Since joining the FPPQ in 2007, he has also chaired the finishers' committee and has been closely involved in marketing issues and in the negotiations for the new agreement, as well as working on production costs and quality assurance.
Boissonneault is the youngest producer to take the helm of the FPPQ. He has been working in hog production since 1995. A father of four, he owns the Ferme Ronchonnerie. The business includes two farrow-to-finish hog production sites of 340 sows each, located in Saint-Louis de Blandford and Lyster.
"My primary objective is to make hog farming in Quebec profitable again and to secure the future of the sector," Boissonneault said. "This is the toughest challenge I have faced to date, and I firmly believe that to succeed, we all need to step up to the plate."
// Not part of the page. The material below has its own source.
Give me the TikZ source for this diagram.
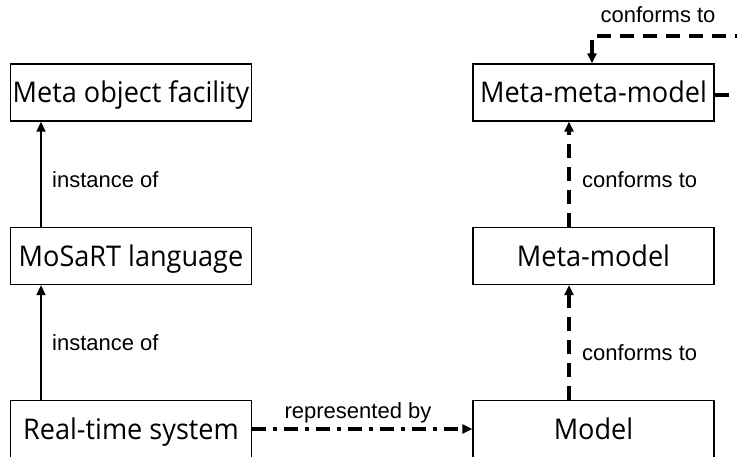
\documentclass[tikz,border=0pt]{standalone}
\usepackage{fontspec}
\setmainfont{Open Sans}
\newfontfamily\lblfont{Liberation Sans}
\usetikzlibrary{arrows.meta}
\newcommand{\boxtext}[1]{\scalebox{0.95}[1]{#1}}
\begin{document}
\begin{tikzpicture}[x=1pt,y=-1pt,
  box/.style={draw=black,line width=1.3pt,minimum width=241pt,minimum height=57pt,inner sep=0pt,text height=21pt,text depth=0pt,font=\fontsize{28.5}{32}\selectfont},
  lbl/.style={font=\lblfont\fontsize{22}{24}\selectfont,inner sep=0pt},
  tip/.style={-{Triangle[width=9pt,length=10pt]}},
  solidarr/.style={tip,line width=1.5pt},
  dasharr/.style={tip,line width=3.5pt,dash pattern=on 14pt off 9pt},
  dotarr/.style={tip,line width=3.5pt,dash pattern=on 14pt off 7pt on 4pt off 7pt}]
\useasboundingbox (0,0) rectangle (737,457);
\clip (0,0) rectangle (737,457);
\node[box] (mof) at (131,92.5) {\boxtext{Meta object facility}};
\node[box] (mmm) at (593.5,92.5) {\boxtext{Meta-meta-model}};
\node[box] (mos) at (131,256) {\boxtext{MoSaRT language}};
\node[box] (mm) at (593.5,256) {\boxtext{Meta-model}};
\node[box] (rts) at (131,429) {\boxtext{Real-time system}};
\node[box] (mod) at (593.5,429) {\boxtext{Model}};
\coordinate (lx) at (41,0);
\coordinate (rx) at (569,0);
\coordinate (tx) at (592,0);
\coordinate (loopr) at (760,95);
\coordinate (loopt) at (760,36);
\draw[solidarr] (mos.north -| lx) -- (mof.south -| lx);
\draw[solidarr] (rts.north -| lx) -- (mos.south -| lx);
\draw[dasharr] (mm.north -| rx) -- (mmm.south -| rx);
\draw[dasharr] (mod.north -| rx) -- (mm.south -| rx);
\draw[dasharr] (mmm.east |- loopr) -- (loopr) -- (loopt) -- (loopt -| tx) -- (mmm.north -| tx);
\draw[dotarr] (rts.east |- 0,429) -- (mod.west |- 0,429);
\node[lbl,anchor=base west] (l1) at (52,188) {instance of};
\node[lbl,anchor=base west] (l2) at (52,351) {instance of};
\node[lbl,anchor=base west] (l3) at (582,188) {conforms to};
\node[lbl,anchor=base west] (l4) at (582,360) {conforms to};
\node[lbl,anchor=base] (l5) at (658,23) {conforms to};
\node[lbl,anchor=base] (l6) at (358,418) {represented by};
\end{tikzpicture}
\end{document}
Three members of the board of directors also joined the executive committee: Cécilien Berthiaume, from the Beauce, as first vice-president; Normand Martineau as first member; and André Auger, from the Mauricie, as second member. Robert Monty, from St-Hyacinthe, will stay on as second vice-president.
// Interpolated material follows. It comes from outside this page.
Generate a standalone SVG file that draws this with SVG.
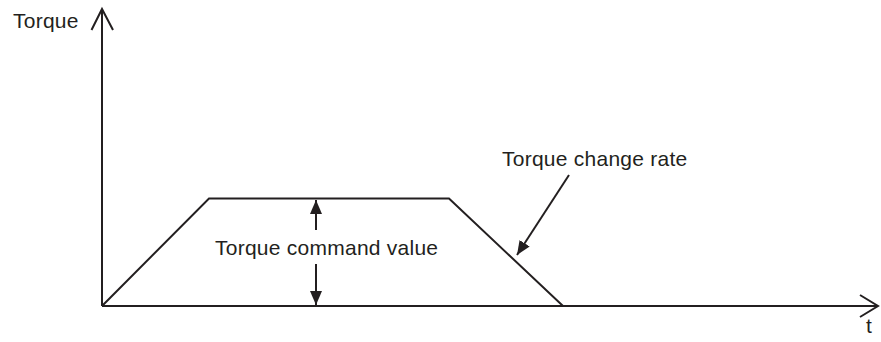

In addition to the president, the FPPQ board of directors includes the presidents of the regional unions and marketing committees. The board is responsible for the general management of the Fédération and takes the measures required to implement the decisions made at the annual general meeting. The executive committee monitors and implements the decisions of the board.
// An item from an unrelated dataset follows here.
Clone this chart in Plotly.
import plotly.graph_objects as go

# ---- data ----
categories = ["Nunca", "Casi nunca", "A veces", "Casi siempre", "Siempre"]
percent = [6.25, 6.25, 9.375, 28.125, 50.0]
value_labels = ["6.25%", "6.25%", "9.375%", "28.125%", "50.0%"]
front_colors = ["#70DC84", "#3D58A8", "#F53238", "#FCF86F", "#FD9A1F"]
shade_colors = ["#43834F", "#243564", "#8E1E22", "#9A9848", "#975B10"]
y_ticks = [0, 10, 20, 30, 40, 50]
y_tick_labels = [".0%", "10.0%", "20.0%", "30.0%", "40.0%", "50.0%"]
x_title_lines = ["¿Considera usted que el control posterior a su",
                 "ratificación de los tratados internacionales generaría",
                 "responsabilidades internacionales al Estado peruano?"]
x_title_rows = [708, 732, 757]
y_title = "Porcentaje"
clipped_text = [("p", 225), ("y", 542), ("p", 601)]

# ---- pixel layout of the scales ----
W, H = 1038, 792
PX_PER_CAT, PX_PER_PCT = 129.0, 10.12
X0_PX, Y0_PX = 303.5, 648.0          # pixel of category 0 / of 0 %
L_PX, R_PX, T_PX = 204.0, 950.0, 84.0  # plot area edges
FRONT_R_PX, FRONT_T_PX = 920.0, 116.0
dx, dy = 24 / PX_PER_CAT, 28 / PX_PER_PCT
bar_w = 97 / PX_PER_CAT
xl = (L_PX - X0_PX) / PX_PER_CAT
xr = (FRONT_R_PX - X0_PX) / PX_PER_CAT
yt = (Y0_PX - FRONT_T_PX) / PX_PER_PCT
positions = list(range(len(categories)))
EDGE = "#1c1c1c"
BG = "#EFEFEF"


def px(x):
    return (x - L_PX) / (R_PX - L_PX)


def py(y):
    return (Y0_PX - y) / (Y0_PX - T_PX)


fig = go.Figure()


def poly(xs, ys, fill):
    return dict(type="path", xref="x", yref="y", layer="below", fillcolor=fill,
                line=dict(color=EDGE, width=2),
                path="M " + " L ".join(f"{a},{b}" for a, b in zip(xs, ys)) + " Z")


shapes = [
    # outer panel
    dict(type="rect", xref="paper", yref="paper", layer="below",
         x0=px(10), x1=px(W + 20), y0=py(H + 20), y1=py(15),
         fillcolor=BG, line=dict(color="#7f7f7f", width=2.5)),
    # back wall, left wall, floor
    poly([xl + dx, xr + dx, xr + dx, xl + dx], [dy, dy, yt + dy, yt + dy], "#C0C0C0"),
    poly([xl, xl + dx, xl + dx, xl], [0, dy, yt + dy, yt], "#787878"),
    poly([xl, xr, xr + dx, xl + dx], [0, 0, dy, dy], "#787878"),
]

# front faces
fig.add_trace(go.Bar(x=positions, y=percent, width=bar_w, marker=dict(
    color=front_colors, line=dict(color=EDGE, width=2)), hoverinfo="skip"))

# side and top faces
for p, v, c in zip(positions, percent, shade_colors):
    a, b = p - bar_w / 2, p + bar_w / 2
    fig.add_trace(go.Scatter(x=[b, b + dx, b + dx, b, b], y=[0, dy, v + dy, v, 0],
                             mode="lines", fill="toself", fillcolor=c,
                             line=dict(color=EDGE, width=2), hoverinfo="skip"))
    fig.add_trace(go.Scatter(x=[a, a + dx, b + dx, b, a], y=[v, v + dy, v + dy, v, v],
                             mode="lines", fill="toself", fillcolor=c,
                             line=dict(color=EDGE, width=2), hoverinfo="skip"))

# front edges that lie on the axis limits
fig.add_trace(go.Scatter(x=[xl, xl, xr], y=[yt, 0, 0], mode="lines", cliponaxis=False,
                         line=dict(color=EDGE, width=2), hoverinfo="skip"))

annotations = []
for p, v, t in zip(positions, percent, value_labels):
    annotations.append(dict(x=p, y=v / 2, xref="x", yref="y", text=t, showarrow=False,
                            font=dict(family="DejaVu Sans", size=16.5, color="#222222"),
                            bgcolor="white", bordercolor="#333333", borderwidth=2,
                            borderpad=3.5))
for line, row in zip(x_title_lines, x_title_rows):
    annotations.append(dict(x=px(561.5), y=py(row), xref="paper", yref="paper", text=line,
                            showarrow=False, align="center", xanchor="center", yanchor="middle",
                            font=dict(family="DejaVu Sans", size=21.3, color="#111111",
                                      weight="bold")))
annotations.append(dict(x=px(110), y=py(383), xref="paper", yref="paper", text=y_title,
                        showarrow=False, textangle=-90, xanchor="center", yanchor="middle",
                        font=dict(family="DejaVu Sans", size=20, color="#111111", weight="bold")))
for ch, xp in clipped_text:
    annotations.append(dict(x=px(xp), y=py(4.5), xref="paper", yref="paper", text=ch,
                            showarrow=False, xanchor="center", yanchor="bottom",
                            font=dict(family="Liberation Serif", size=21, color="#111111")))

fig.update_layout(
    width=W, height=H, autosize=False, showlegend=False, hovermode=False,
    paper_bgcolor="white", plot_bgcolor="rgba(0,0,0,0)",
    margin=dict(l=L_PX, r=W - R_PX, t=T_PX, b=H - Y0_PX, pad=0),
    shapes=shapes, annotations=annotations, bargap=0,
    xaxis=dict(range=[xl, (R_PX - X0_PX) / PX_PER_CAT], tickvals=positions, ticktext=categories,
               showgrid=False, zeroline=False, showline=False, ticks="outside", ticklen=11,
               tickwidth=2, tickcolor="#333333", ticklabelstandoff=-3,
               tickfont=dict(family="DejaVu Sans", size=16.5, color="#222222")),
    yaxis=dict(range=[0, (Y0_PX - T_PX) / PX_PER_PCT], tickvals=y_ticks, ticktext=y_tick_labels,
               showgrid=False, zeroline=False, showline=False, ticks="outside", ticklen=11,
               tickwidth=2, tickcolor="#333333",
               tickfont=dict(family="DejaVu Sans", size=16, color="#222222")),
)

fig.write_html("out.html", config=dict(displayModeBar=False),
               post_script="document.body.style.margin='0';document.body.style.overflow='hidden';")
The Fédération des producteurs de porcs du Québec represents the interests of 3,900 pork producers in 12 regional syndicates. Quebec's pork producers raise over 7.5 million hogs per year and generate economic benefits amounting to more than $1.5 billion (US$1.54 billion) across the province. The pork industry in Quebec employs some 24,000 people and exports 60 percent of its products to more than 75 countries.